Our friend Jennifer, meanwhile, is even more intimately acquainted than we are with the A49 between Ludlow and Hereford. Maybe it's because she is on such good terms with it that she thinks nothing of trundling up and down it four or even six times a day, as she did recently when she drove to Hereford from her home in a village near Ludlow to pick up her 12-year-old daughter Susie from school, drove Susie back to Ludlow for a dental appointment, then back to Hereford for the rest of the school day. Last week I ran out of space in which to tell this story, but trust me, it's a corker.

When they got to Hereford after the dental appointment, there was still enough of Susie's lunch break left in which to buy her a much-needed new pair of school shoes. They rushed into shop A where Susie rejected everything Jennifer liked, so dashed round to shop B, where Jennifer rejected everything Susie liked, so scooted to shop C, which had the wrong size of the right shoe, so hammered across the road to shop D, which had the right size of the wrong shoe.

They then decided to give shop B one more try, and it was there that they finally agreed on a pair, which Jennifer bought and Susie put on.

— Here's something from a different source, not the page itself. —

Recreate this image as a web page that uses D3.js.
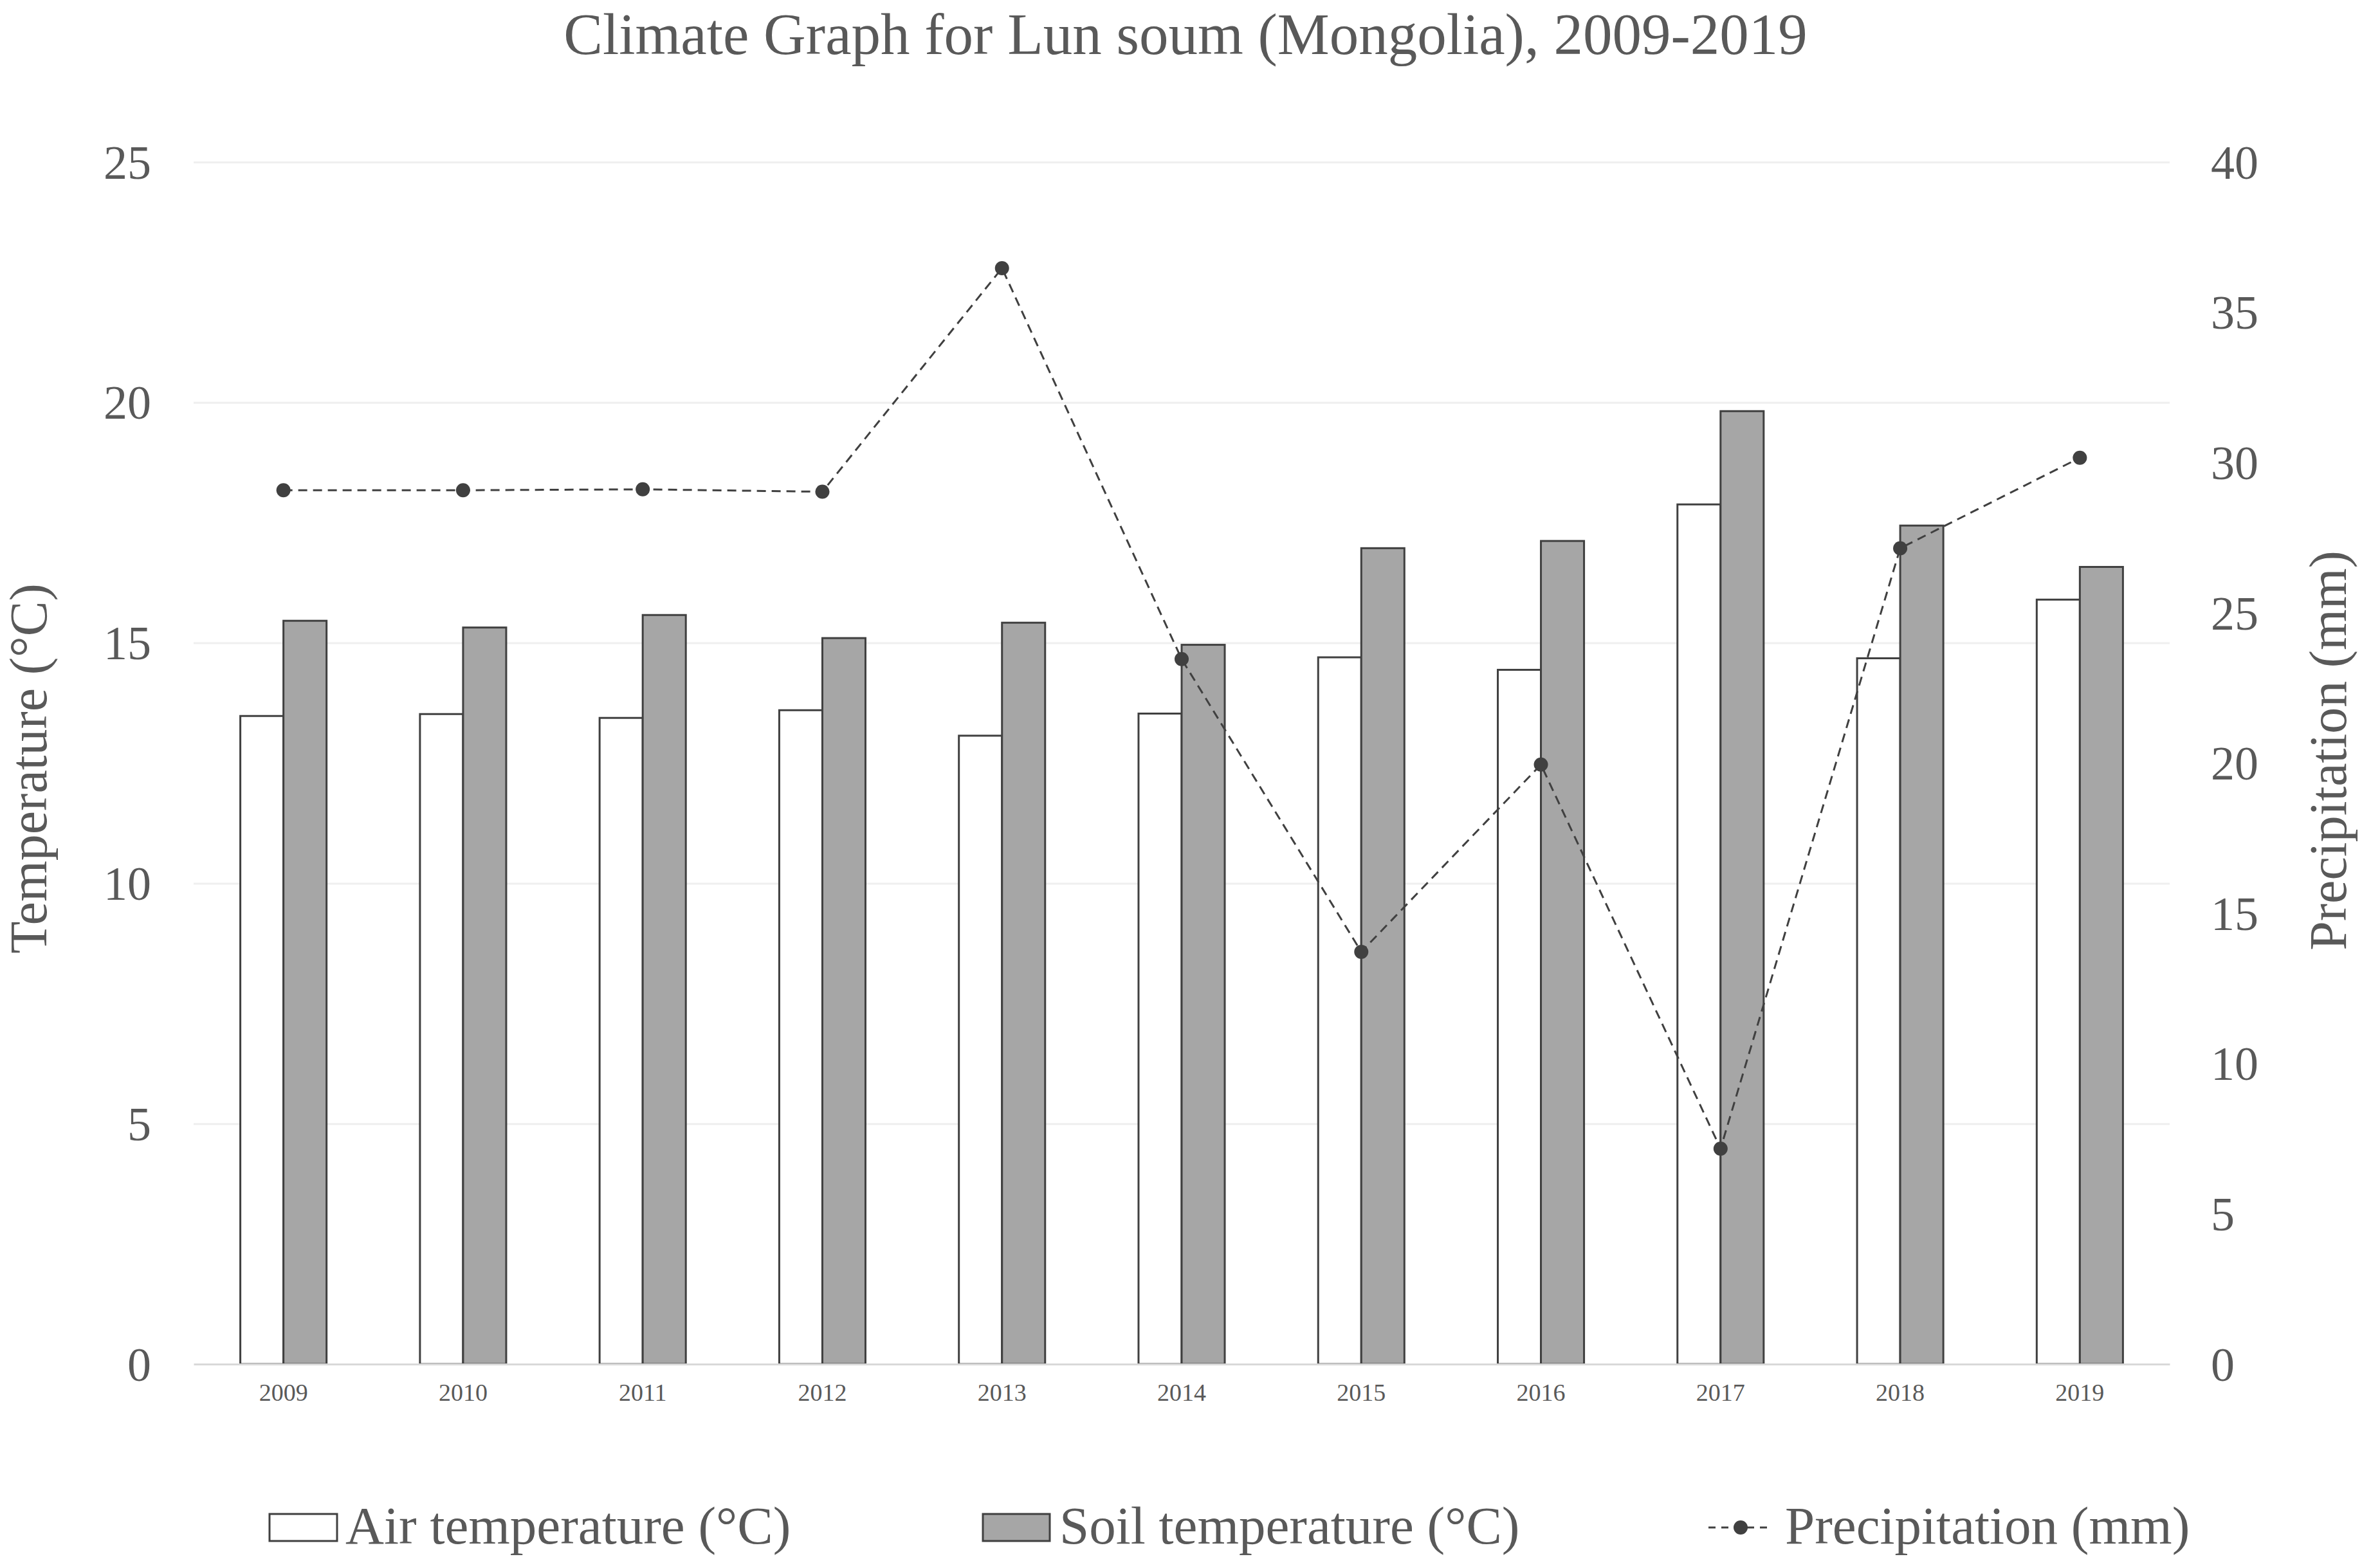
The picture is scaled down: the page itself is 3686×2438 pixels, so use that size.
<!DOCTYPE html>
<html>
<head>
<meta charset="utf-8">
<script src="https://cdn.jsdelivr.net/npm/d3@7"></script>
<style>
  html, body { margin: 0; padding: 0; background: #fff; }
  svg { display: block; }
  text { font-family: "Liberation Serif", "Times New Roman", serif; fill: #595959; }
</style>
</head>
<body>
<svg id="chart" width="3686" height="2438"></svg>
<script>
// ---- Data ----
const years = ["2009","2010","2011","2012","2013","2014","2015","2016","2017","2018","2019"];
const airTemp = [13.48, 13.52, 13.44, 13.60, 13.07, 13.53, 14.70, 14.44, 17.88, 14.68, 15.90];
const soilTemp = [15.46, 15.32, 15.58, 15.10, 15.42, 14.96, 16.97, 17.12, 19.82, 17.44, 16.58];
const precipitation = [29.08, 29.08, 29.11, 29.03, 36.47, 23.46, 13.72, 19.95, 7.17, 27.15, 30.16];
const tempTicks = [0, 5, 10, 15, 20, 25];
const precipTicks = [0, 5, 10, 15, 20, 25, 30, 35, 40];
const titleText = "Climate Graph for Lun soum (Mongolia), 2009-2019";
const leftAxisTitle = "Temperature (°C)";
const rightAxisTitle = "Precipitation (mm)";
const legendLabels = ["Air temperature (°C)", "Soil temperature (°C)", "Precipitation (mm)"];

// ---- Layout ----
const W = 3686, H = 2438;
const plotL = 301, plotR = 3373, plotT = 252, plotB = 2121;
const dark = "#404040", soilFill = "#a6a6a6", textCol = "#595959";

const svg = d3.select("#chart");
svg.append("rect").attr("width", W).attr("height", H).attr("fill", "#fff");

const x = d3.scaleBand().domain(years).range([plotL, plotR]).padding(0);
const yT = d3.scaleLinear().domain([0, 25]).range([plotB, plotT]);
const yP = d3.scaleLinear().domain([0, 40]).range([plotB, plotT]);

// Gridlines
const grid = svg.append("g").attr("transform", `translate(${plotL},0)`)
  .call(d3.axisLeft(yT).tickValues(tempTicks.filter(d => d > 0)).tickSize(-(plotR - plotL)).tickFormat(""));
grid.select(".domain").remove();
grid.selectAll(".tick line").attr("stroke", "#efefef").attr("stroke-width", 3);

// Left axis labels
const la = svg.append("g").attr("transform", `translate(${plotL},0)`)
  .call(d3.axisLeft(yT).tickValues(tempTicks).tickSize(0).tickPadding(66));
la.select(".domain").remove();
la.selectAll("text").attr("font-size", 74).attr("fill", textCol)
  .attr("font-family", "Liberation Serif").attr("dy", "0.34em");

// Right axis labels
const ra = svg.append("g").attr("transform", `translate(${plotR},0)`)
  .call(d3.axisRight(yP).tickValues(precipTicks).tickSize(0).tickPadding(64));
ra.select(".domain").remove();
ra.selectAll("text").attr("font-size", 74).attr("fill", textCol)
  .attr("font-family", "Liberation Serif").attr("dy", "0.34em");

// Bars
const bw = x.bandwidth() * 0.24;
const cx = d => x(d) + x.bandwidth() / 2;

svg.append("g").selectAll("rect").data(years).join("rect")
  .attr("x", (d) => cx(d) - bw)
  .attr("y", (d, i) => yT(airTemp[i]))
  .attr("width", bw)
  .attr("height", (d, i) => yT(0) - yT(airTemp[i]))
  .attr("fill", "#fff").attr("stroke", dark).attr("stroke-width", 3);

svg.append("g").selectAll("rect").data(years).join("rect")
  .attr("x", (d) => cx(d))
  .attr("y", (d, i) => yT(soilTemp[i]))
  .attr("width", bw)
  .attr("height", (d, i) => yT(0) - yT(soilTemp[i]))
  .attr("fill", soilFill).attr("stroke", dark).attr("stroke-width", 3);

// X axis
const xa = svg.append("g").attr("transform", `translate(0,${plotB})`)
  .call(d3.axisBottom(x).tickSize(0).tickPadding(30));
xa.select(".domain").attr("stroke", "#d9d9d9").attr("stroke-width", 3);
xa.selectAll("text").attr("font-size", 38).attr("fill", textCol).attr("font-family", "Liberation Serif");

// Precipitation line
const line = d3.line().x(d => cx(d.year)).y(d => yP(d.v));
const pData = years.map((yr, i) => ({ year: yr, v: precipitation[i] }));
svg.append("path").datum(pData)
  .attr("d", line).attr("fill", "none").attr("stroke", dark)
  .attr("stroke-width", 3).attr("stroke-dasharray", "14,9");
svg.append("g").selectAll("circle").data(pData).join("circle")
  .attr("cx", d => cx(d.year)).attr("cy", d => yP(d.v)).attr("r", 11).attr("fill", dark);

// Title
svg.append("text").attr("x", 1843).attr("y", 84).attr("text-anchor", "middle")
  .attr("font-size", 91).text(titleText);

// Axis titles
svg.append("text").attr("transform", "translate(72,1195) rotate(-90)")
  .attr("text-anchor", "middle").attr("font-size", 82).text(leftAxisTitle);
svg.append("text").attr("transform", "translate(3647,1167) rotate(-90)")
  .attr("text-anchor", "middle").attr("font-size", 82).text(rightAxisTitle);

// Legend
const lg = svg.append("g");
lg.append("rect").attr("x", 419).attr("y", 2354).attr("width", 105).attr("height", 42)
  .attr("fill", "#fff").attr("stroke", dark).attr("stroke-width", 3);
lg.append("text").attr("x", 537).attr("y", 2400).attr("font-size", 83).text(legendLabels[0]);

lg.append("rect").attr("x", 1528).attr("y", 2354).attr("width", 104).attr("height", 42)
  .attr("fill", soilFill).attr("stroke", dark).attr("stroke-width", 3);
lg.append("text").attr("x", 1647).attr("y", 2400).attr("font-size", 83).text(legendLabels[1]);

lg.append("line").attr("x1", 2656).attr("x2", 2752).attr("y1", 2375).attr("y2", 2375)
  .attr("stroke", dark).attr("stroke-width", 3).attr("stroke-dasharray", "11,9");
lg.append("circle").attr("cx", 2706).attr("cy", 2375).attr("r", 11).attr("fill", dark);
lg.append("text").attr("x", 2775).attr("y", 2400).attr("font-size", 83).text(legendLabels[2]);
</script>
</body>
</html>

Susie then trotted off to school, while Jennifer stuffed the old shoes in a bin and scurried anxiously back to the car park, because her ticket had expired 10 minutes earlier.

She was delighted to find that a traffic warden had not, after all, beaten her to it, but less delighted to find no sign of her car keys. She emptied her bag and checked every pocket, then repeated the process three more times, before deciding that she must have left the keys in one of the shoe shops. So she ran back to shop B, where the purchase had been made. No keys.

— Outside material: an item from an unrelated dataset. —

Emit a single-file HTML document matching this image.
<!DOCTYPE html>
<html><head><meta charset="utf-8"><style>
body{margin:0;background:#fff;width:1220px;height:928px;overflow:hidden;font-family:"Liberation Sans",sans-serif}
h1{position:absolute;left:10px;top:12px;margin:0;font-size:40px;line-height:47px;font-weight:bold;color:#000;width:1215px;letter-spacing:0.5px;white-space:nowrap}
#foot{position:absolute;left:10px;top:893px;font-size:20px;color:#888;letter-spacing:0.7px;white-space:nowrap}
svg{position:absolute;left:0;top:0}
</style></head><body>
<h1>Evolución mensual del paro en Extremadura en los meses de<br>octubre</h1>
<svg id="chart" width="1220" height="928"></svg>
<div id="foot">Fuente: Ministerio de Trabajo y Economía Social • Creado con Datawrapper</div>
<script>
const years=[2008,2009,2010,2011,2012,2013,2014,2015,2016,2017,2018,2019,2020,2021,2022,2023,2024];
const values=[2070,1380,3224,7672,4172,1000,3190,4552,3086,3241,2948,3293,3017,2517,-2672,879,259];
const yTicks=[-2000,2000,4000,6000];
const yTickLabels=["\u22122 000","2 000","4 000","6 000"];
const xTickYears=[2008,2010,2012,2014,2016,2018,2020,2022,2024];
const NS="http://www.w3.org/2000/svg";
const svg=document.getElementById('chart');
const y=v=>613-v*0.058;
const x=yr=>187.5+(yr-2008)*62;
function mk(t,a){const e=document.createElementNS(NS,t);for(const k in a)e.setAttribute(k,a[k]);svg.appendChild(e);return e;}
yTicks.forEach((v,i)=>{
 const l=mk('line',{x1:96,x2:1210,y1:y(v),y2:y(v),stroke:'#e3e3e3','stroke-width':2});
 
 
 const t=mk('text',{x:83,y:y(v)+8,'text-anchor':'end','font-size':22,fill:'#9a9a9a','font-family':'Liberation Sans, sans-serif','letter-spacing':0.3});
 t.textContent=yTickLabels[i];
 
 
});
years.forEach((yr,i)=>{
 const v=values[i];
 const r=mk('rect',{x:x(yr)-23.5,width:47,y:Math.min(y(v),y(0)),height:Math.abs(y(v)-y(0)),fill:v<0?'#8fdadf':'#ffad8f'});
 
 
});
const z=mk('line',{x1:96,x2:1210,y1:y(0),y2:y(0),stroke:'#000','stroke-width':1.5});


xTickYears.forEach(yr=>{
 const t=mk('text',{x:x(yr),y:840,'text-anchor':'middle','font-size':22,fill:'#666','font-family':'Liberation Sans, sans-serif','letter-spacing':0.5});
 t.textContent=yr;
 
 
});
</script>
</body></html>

She then legged it in turn to shops A, C and D, but in none of them had anyone found a set of car keys. So Jennifer dashed back to the car park, now convinced that she must have dropped the keys by the car. She hadn't. Then a thunderbolt of realisation struck her. She must have inadvertently dropped the keys into the same bin as the shoes. She flew back to the bin and, with a grimace, peered in. This was not a straightforward business. The litter bins in Hereford are rather fancy metal jobs with flaps, so peering in means getting your head through the flap. This she did, but found no shoes. It was the wrong bin.

I wish I could say that she emerged from the bin with a half-eaten lamb kebab on her head, but really, it's a story that needs no embroidery. Jennifer stuck her head into three more bins before she finally found the discarded shoes, and with them the unwittingly discarded keys. She then hurried back to her car certain that, the way her day was going, there would be a penalty notice fixed to the windscreen. Happily, there wasn't. And even more happily, she had not been interrupted while rummaging in one of the bins by another parent from Susie's school, sweetly offering to buy her a sandwich. Her day could, as she gamely says, have been worse.

Besides, which of us has not had a Jennifer-type experience? Only last week I searched high and low for a book I'd been reading and eventually found it in the fridge. This is, I think, a side-effect of middle-age. It doesn't matter that the young and the old have feeble memories, because other people are not generally reliant on them remembering things.

But the middle-aged have to remember on behalf of our children and sometimes our parents as well as ourselves, and with all that on our plates it's no wonder that keys get put in bins and books left in fridges. In the country this effect is intensified, because we're constantly criss-crossing the county getting kids to school, to netball practice, to parties, to guitar lessons, as well as keeping the dog walked, the chickens fed, the fire stoked, the compost heaped, the bills paid. It's a mad, exhausting business. But you should see the views.